A sweet spot in town
Behind the zebra-print partition and lime-green walls are ovens hard at work, baking nearly 30 different varieties of cupcakes from “Coconut Snowball” to “Brooklyn Black Out.”
The House of Cupcakes, which opened in late August, already has a steady base of customers. Owner and chef Ruthie Bzdewka said that frequent customers include members of the University community, mothers with their children and high school students.
“We’ve been here about three weeks, and business is going good. We have a lot of repeat customers,” Bzdewka said.
She explained that she thinks cupcakes are a niche that has been underserved. Since the store’s opening, she said, eight individuals have already approached her about expanding and franchising the store in other locations such as Boston and Florida.
“I see it as a long-term wave,” Bzdewka said. “I think it’s something that was just overlooked for a long time.”

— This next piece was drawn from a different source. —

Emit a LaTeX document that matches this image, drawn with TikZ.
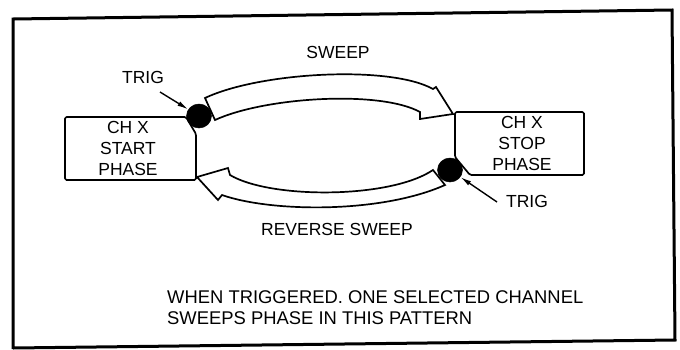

All of Bzdewka’s cupcakes are baked fresh throughout the day and made from scratch with ingredients such as sweet cream butter, Belgian chocolate, Madagascar Bourbon vanilla and fresh fruit.
Bzdewka said she had been making cupcakes for her family for a long time, but she decided to open the shop in Princeton because of the trendy atmosphere and traffic from tourists and residents.
“It’s trendy, it’s classy, and it has everything to support a business,” said Bzdewka, who lives right outside Princeton noting that there are “cupcake shops all over the place like New York City, and I thought Princeton has the same type of atmosphere.”
Bzdewka described the shop as a “family thing.” Her husband helps with maintenance and construction, and her sister aids in advertising and runs the front of the store while she bakes all of the cupcakes herself, starting at 10:30 a.m. and closing the ovens at around 7 p.m. The shop is open until 9 p.m. every day except Sunday, when it closes at 7 p.m. It also offers free on-campus delivery.
Beyond the more than two dozen flavors available to humans with sweet teeth, the House of Cupcakes also provides treats for dogs.
In fact, one of the first varieties of cupcakes customers encounter as they enter the store is “pupcakes,” or cupcakes for dogs, made from ingredients appropriate for canine consumption.
One customer walked into the store and spent several minutes deliberating which cupcake to purchase, bewildered by the array of choices in front of him.
“I’m just overwhelmed by all the indecision,” Wilson School lecturer Dean Spears GS said. “Sometimes decisions are hard to make, and this is one of those moments in life.”
He finally settled on a Peanut Butter Delight, which he said was “yummy,” and a minute later regretted his decision when another cupcake caught his eye.
“I was paralyzed by my indecision. Oh my heavens, there’s a chocolate peanut butter!” Spears said.
Rachel Lieberman ’10, who purchased a chocolate fudge truffle cupcake, said she was pleased with her choice.
“[The cupcakes] look really good with so many different flavors,” she said. “They’re cheaper and look more exciting [than Bent Spoon cupcakes], so I think [House of Cupcakes] will be the new cupcake spot.”
Though she has never had a Bent Spoon cupcake, Bzdewka said customers have told her that they find her gourmet cupcakes superior. At $2.25 each, they are among the least expensive gourmet cupcakes she knows of.
“I don’t even consider Bent Spoon competition,” Bzdewka said.
Madeline Stark, a Princeton High School senior who works at the store, said she liked her job but has difficulty resisting its many temptations. Thursday, she started her shift by purchasing a coconut snowball cupcake.
“I love it,” she said. “I used to work at Witherspoon Bread Company, and I like this better. It’s difficult to resist [cupcakes] at times, but it’s great.”